Jane Street Capital, the secretive quantitative trading shop best known as the former employer of Sam Bankman-Fried, is quietly emerging as a Wall Street powerhouse. With total assets swelling to $140.2 billion in 2024—a 34 percent increase from last year—it has surpassed even Bridgewater Associates, the world’s largest hedge fund by assets under management. Last year, the New York-based firm was behind roughly one of every ten equity trades in North America, according to a Financial Times analysis of its bond prospectus. And it’s set for a record 2024, with $8.4 billion in net trading revenue in the first half of the year alone—up 78 percent year over year, according to Bloomberg.

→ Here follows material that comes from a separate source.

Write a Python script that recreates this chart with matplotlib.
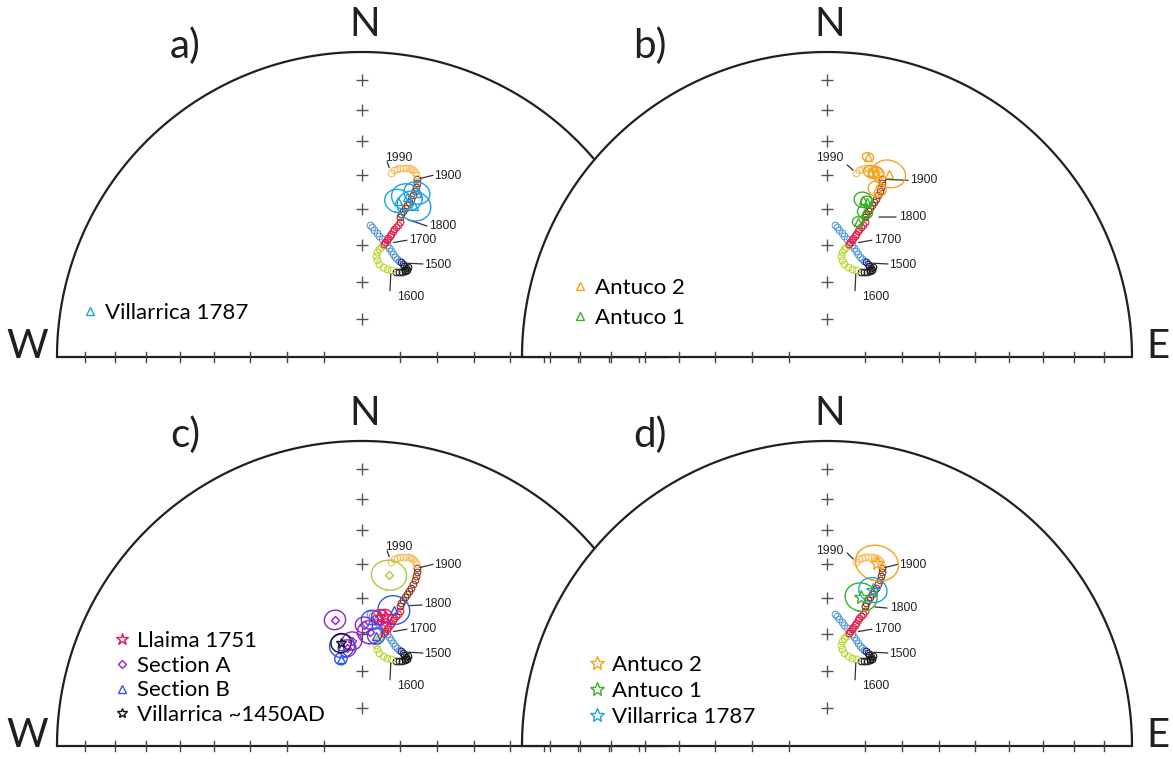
import numpy as np
import matplotlib.pyplot as plt

# Reference secular variation curve (declination, |inclination|), one list per century
blue_dec = [3.5, 4.4, 5.4, 6.9, 8.0, 9.6, 11.3, 12.6, 13.9, 15.3, 16.8, 18.3, 19.7, 21.1]
blue_inc = [54.3, 54.8, 55.6, 56.4, 57.1, 57.8, 58.5, 59.2, 59.9, 60.5, 61.1, 61.7, 62.1, 62.4]
navy_dec = [22.3, 23.8]
navy_inc = [62.5, 62.8]
black_dec = [24.8, 26.3, 27.3, 27.0, 26.0, 26.6, 25.2, 23.5, 21.8]
black_inc = [63.1, 63.4, 63.8, 63.0, 64.0, 64.3, 64.9, 65.2, 65.5]
ygreen_dec = [18.4, 15.9, 13.1, 10.4, 8.8, 7.9, 8.1, 8.9, 9.8, 10.6]
ygreen_inc = [65.4, 65.5, 65.2, 64.7, 63.7, 62.6, 61.5, 60.6, 60.0, 59.4]
red_dec = [11.0, 11.3, 12.1, 12.3, 13.0, 13.3, 13.8, 14.0, 14.7, 15.3, 15.7]
red_inc = [59.1, 58.5, 57.8, 57.2, 56.5, 55.9, 55.0, 54.4, 53.7, 53.0, 52.0]
brown_dec = [15.2, 15.3, 15.7, 16.1, 16.5, 16.9, 17.2, 17.5, 17.7, 17.6, 17.5, 17.2]
brown_inc = [50.7, 49.8, 48.8, 47.9, 46.8, 45.8, 44.9, 43.7, 42.3, 41.2, 40.0, 38.9]
orange_dec = [16.5, 16.0, 15.3, 14.6, 14.0, 13.1, 12.2, 11.4, 10.5, 9.7, 9.0]
orange_inc = [37.8, 37.0, 36.6, 36.4, 36.3, 36.5, 36.7, 36.9, 37.3, 37.8, 38.8]

years = ['1500', '1600', '1700', '1800', '1900', '1990']
year_dec = [23.0, 18.4, 11.0, 15.2, 17.2, 9.0]
year_inc = [62.6, 65.4, 59.1, 50.7, 38.9, 38.8]

# Site means with alpha95
vil1787_dec = [13.0, 15.7, 18.5, 19.0]
vil1787_inc = [46.4, 44.7, 42.7, 46.5]
vil1787_a95 = [3.3, 3.8, 3.2, 4.2]

antuco2_dec = [11.6, 13.4, 14.9, 18.7, 16.6]
antuco2_inc = [33.5, 37.6, 37.6, 36.7, 42.0]
antuco2_a95 = [1.3, 1.8, 1.8, 4.0, 2.2]

antuco1_dec = [12.9, 14.4, 14.7, 12.9]
antuco1_inc = [46.1, 46.3, 49.3, 52.5]
antuco1_a95 = [2.2, 1.5, 1.9, 1.4]

llaima_dec = [7.9, 10.0]
llaima_inc = [54.9, 54.4]
llaima_a95 = [2.1, 1.9]

secA_dec = [347.9, 0.9, 4.0, 354.6, 351.3]
secA_inc = [55.2, 57.4, 59.3, 61.7, 63.5]
secA_a95 = [2.7, 2.2, 3.2, 2.5, 2.3]

secB_dec = [13.2, 4.5, 7.3, 348.7, 346.4]
secB_inc = [52.2, 55.9, 60.2, 62.6, 66.0]
secB_a95 = [4.0, 2.7, 2.2, 3.2, 1.6]

vil1450_dec = [348.5]
vil1450_inc = [61.8]
vil1450_a95 = [2.6]

odd_dec = [9.0]
odd_inc = [42.7]
odd_a95 = [4.3]

# flow means for panel d
mean_a2 = (15.3, 37.8, 5.2)
mean_a1 = (12.9, 48.5, 4.0)
mean_v = (16.4, 45.7, 3.5)

W, H = 1173, 759
R = 305  # net radius in pixels
EDGE = '#231f20'
plt.rcParams['font.family'] = ['Lato', 'DejaVu Sans']

# year label placement (pixels): leader line start, gap at curve, text offset, alignment
LABELS = {'1500': ((21, -1), 4, (22, -2), 'left'),
          '1600': ((-1, -21), 3, (6, -27), 'left'),
          '1700': ((23, 4), 7, (25, 4), 'left'),
          '1800': ((27, -9), 6, (29, -9), 'left'),
          '1900': ((16, 4), 2, (17, 3), 'left'),
          '1990': ((-4, 11), 4, (8, 15), 'center')}


def proj(dec, inc):
    # equal-area (Schmidt) projection, unit radius
    d = np.radians(np.asarray(dec, float))
    i = np.radians(np.abs(np.asarray(inc, float)))
    rho = np.sqrt(2) * np.sin((np.pi / 2 - i) / 2)
    return rho * np.sin(d), rho * np.cos(d)


def cone(dec, inc, a95, n=120):
    d, i, a = np.radians([dec, abs(inc), a95])
    v = np.array([np.cos(i) * np.cos(d), np.cos(i) * np.sin(d), np.sin(i)])
    u1 = np.array([-np.sin(i) * np.cos(d), -np.sin(i) * np.sin(d), np.cos(i)])
    u2 = np.cross(v, u1)
    t = np.linspace(0, 2 * np.pi, n)
    p = np.cos(a) * v[:, None] + np.sin(a) * (np.outer(u1, np.cos(t)) + np.outer(u2, np.sin(t)))
    return proj(np.degrees(np.arctan2(p[1], p[0])), np.degrees(np.arcsin(p[2])))


def net(cx, by, letter, side, labels):
    ax = fig.add_axes([(cx - 1.15 * R) / W, (H - by - 0.15 * R) / H, 2.3 * R / W, 1.3 * R / H])
    ax.set_xlim(-1.15, 1.15)
    ax.set_ylim(-0.15, 1.15)
    ax.axis('off')
    t = np.linspace(0, np.pi, 300)
    ax.fill(np.cos(t), np.sin(t), facecolor='white', edgecolor=EDGE, lw=1.6, zorder=1)
    for inc in range(10, 90, 10):
        r = proj(0, inc)[1]
        for s in (-1, 1):
            ax.plot([s * r, s * r], [-0.017, 0.017], color='#444444', lw=1.0, zorder=2)
        ax.plot(0, r, marker='+', ms=9, mew=1.0, color='#555555', zorder=2)
    ax.text(0.01, 1.09, 'N', ha='center', va='center', fontsize=29, color=EDGE)
    ax.text(-0.58, 1.02, letter, ha='center', va='center', fontsize=29, color=EDGE)
    if side == 'W':
        ax.text(-1.097, 0.035, 'W', ha='center', va='center', fontsize=29, color=EDGE)
    else:
        ax.text(1.085, 0.035, 'E', ha='center', va='center', fontsize=29, color=EDGE)
    draw_curve(ax, labels)
    return ax


def draw_curve(ax, labels):
    segs = [(blue_dec, blue_inc, '#5a9ad8'), (navy_dec, navy_inc, '#23237a'),
            (black_dec, black_inc, '#1a1a1a'), (ygreen_dec, ygreen_inc, '#b9d630'),
            (red_dec, red_inc, '#e81b48'), (brown_dec, brown_inc, '#8c3214'),
            (orange_dec, orange_inc, '#f9be63')]
    for d, i, c in segs:
        x, y = proj(d, i)
        ax.plot(x, y, 'o', ls='none', ms=4.8, mfc='none', mec=c, mew=0.8, zorder=3)
    for yr, d, i in zip(years, year_dec, year_inc):
        x, y = proj(d, i)
        start, gap, toff, ha = labels[yr]
        ax.annotate('', xy=(x, y), xytext=start, textcoords='offset pixels',
                    arrowprops=dict(arrowstyle='-', lw=0.9, color='#333333',
                                    shrinkA=0, shrinkB=gap))
        ax.annotate(yr, xy=(x, y), xytext=toff, textcoords='offset pixels',
                    ha=ha, va='center', fontsize=8.7, color='#222222',
                    family=['Liberation Sans', 'DejaVu Sans'])


def sites(ax, dec, inc, a95, color, marker, ms, label=None, lw=1.0):
    for d, i, a in zip(dec, inc, a95):
        cxy = cone(d, i, a)
        ax.plot(cxy[0], cxy[1], color=color, lw=lw, zorder=4)
    x, y = proj(dec, inc)
    ax.plot(x, y, marker, ls='none', ms=ms, mfc='none', mec=color, mew=1.0,
            zorder=5, label=label)


def legend(ax, left, top, pitch, handles=None, labels=None):
    if handles is None:
        handles, labels = ax.get_legend_handles_labels()
    ax.legend(handles, labels, loc='upper left', bbox_to_anchor=(left / W, 1 - top / H),
              bbox_transform=fig.transFigure, frameon=False, fontsize=16,
              handlelength=0.8, handletextpad=0.3, borderpad=0, borderaxespad=0,
              labelspacing=pitch)


fig = plt.figure(figsize=(W / 100, H / 100), dpi=100)

CYAN = '#1ba3e0'
ORANGE = '#f7a21b'
GREEN = '#3bb024'

lab_b = dict(LABELS)
lab_b['1990'] = ((-9, 8), 3, (-13, 15), 'right')
lab_b['1900'] = ((26, -1), 3, (28, -1), 'left')
lab_b['1800'] = ((31, 0), 10, (34, 0), 'left')
lab_c = dict(LABELS)
lab_c['1800'] = ((22, 1), 7, (24, 2), 'left')
lab_d = dict(LABELS)
lab_d['1990'] = ((-9, 9), 3, (-13, 11), 'right')
lab_d['1800'] = ((22, -2), 7, (25, -2), 'left')

# a)
ax = net(362, 357, 'a)', 'W', LABELS)
sites(ax, vil1787_dec, vil1787_inc, vil1787_a95, CYAN, '^', 6, 'Villarrica 1787')
legend(ax, 81, 303, 0.3)

# b)
ax = net(827, 357, 'b)', 'E', lab_b)
sites(ax, antuco2_dec, antuco2_inc, antuco2_a95, ORANGE, '^', 6, 'Antuco 2')
sites(ax, antuco1_dec, antuco1_inc, antuco1_a95, GREEN, '^', 6, 'Antuco 1')
legend(ax, 571, 278, 0.44)

# c)
ax = net(362, 746, 'c)', 'W', lab_c)
sites(ax, odd_dec, odd_inc, odd_a95, '#a8cc3c', 'D', 4.5)
sites(ax, secA_dec, secA_inc, secA_a95, '#9a1fcb', 'D', 4.5, 'Section A')
sites(ax, secB_dec, secB_inc, secB_a95, '#2f55f0', '^', 6, 'Section B')
sites(ax, llaima_dec, llaima_inc, llaima_a95, '#e8175d', '*', 9, 'Llaima 1751')
sites(ax, vil1450_dec, vil1450_inc, vil1450_a95, '#111111', '*', 7, 'Villarrica ~1450AD')
h, l = ax.get_legend_handles_labels()
order = [l.index(k) for k in ['Llaima 1751', 'Section A', 'Section B', 'Villarrica ~1450AD']]
legend(ax, 113, 631, 0.21, [h[k] for k in order], [l[k] for k in order])

# d)
ax = net(827, 746, 'd)', 'E', lab_d)
sites(ax, [mean_a2[0]], [mean_a2[1]], [mean_a2[2]], ORANGE, '*', 10, 'Antuco 2')
sites(ax, [mean_a1[0]], [mean_a1[1]], [mean_a1[2]], GREEN, '*', 10, 'Antuco 1')
sites(ax, [mean_v[0]], [mean_v[1]], [mean_v[2]], CYAN, '*', 10, 'Villarrica 1787')
legend(ax, 588, 655, 0.26)

fig.savefig('out.png', dpi=100)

Quantative trading firms like Jane Street differ from hedge funds and mutual funds in that they trade solely with their own capital rather than managing outside investor funds, focusing on short-term, algorithmic trades. About 80 percent of Jane Street‘s capital comes from members’ equity, about 21.3 billion as of 2023. This proprietary model exempts quant firms from the detailed disclosure requirements imposed on hedge funds, allowing them to avoid revealing trading strategies and financial details.
Jane Street is currently suing the hedge fund Millennium Management for stealing one of its most lucrative trading strategies. Court filings revealed that Jane Street earned $1 billion in net revenue from the Indian options and futures markets in 2023 through what its attorney called the firm’s “most profitable strategy.” (The firm generated $10 billion in net trading revenue in 2023.) Jane Street claimed its profits from the India strategy fell by half in March only because Millennium was “using the same strategy.”
Jane Street also revealed profits from the ETF market, in which it’s a major player. The firm represents roughly 14 percent of all U.S. ETF trades and 20 percent of European ETF volumes. As an “authorized participant”—an entity granted the exclusive ability to create and redeem ETF shares directly with the issuer to balance supply and demand—Jane Street plays a crucial role in ensuring ETF prices stay aligned with their underlying assets.
This unique status, traditionally dominated by legacy banks, allows Jane Street to earn substantial revenue by managing liquidity and arbitrage opportunities within the ETF ecosystem. Last year, the firm handled 24 percent of primary market activity for U.S.-listed ETFs, 28 percent for international equity ETFs and 41 percent for fixed-income ETFs.
Attracting top talent with top pay
Jane Street’s rise isn’t just about strategy—it’s also about attracting top talent with sky-high compensation. Entry-level traders can expect a base salary as high as $300,000, while summer interns can earn up to $250,000 (on a prorated basis). Such salaries trump first-year investment bankers, who can expect up to $200,000, including a bonus, for a year’s compensation. Jane Street is known to selectively recruit from top colleges like MIT, Stanford, and Harvard and graduates of top Ph.D. programs.
A quant firm employs advanced mathematical models and algorithms to drive its trading strategies, necessitating a diverse workforce including quantitative analysts, data scientists, software engineers and risk managers. Today, Jane Street has 2,600 employees across six offices globally—New York, London, Hong Kong, Singapore, Amsterdam and Chicago)—according to its website. Its headcount is similar to that of competitors like D.E. Shaw (2,500), Two Sigma (2,100) and Susquehanna International Group (SIG) (3,000).
Jane Street was founded in 2000 by Michael Jenkins, Tim Reynolds, Rob Granieri and Marc Gerstein; the latter three were previously traders at SIG, an elite trading firm based out of Philadelphia. Granieri is reported to be the only founder still at the firm. Reynolds now runs luxury resorts that fund art education for low-income students. Jane Street didn’t respond to an Observer inquiry about Jenkins’ and Gerstein’s current roles. Today, the firm is run by a cadre of 30 to 40 senior executives whose names remain largely undisclosed.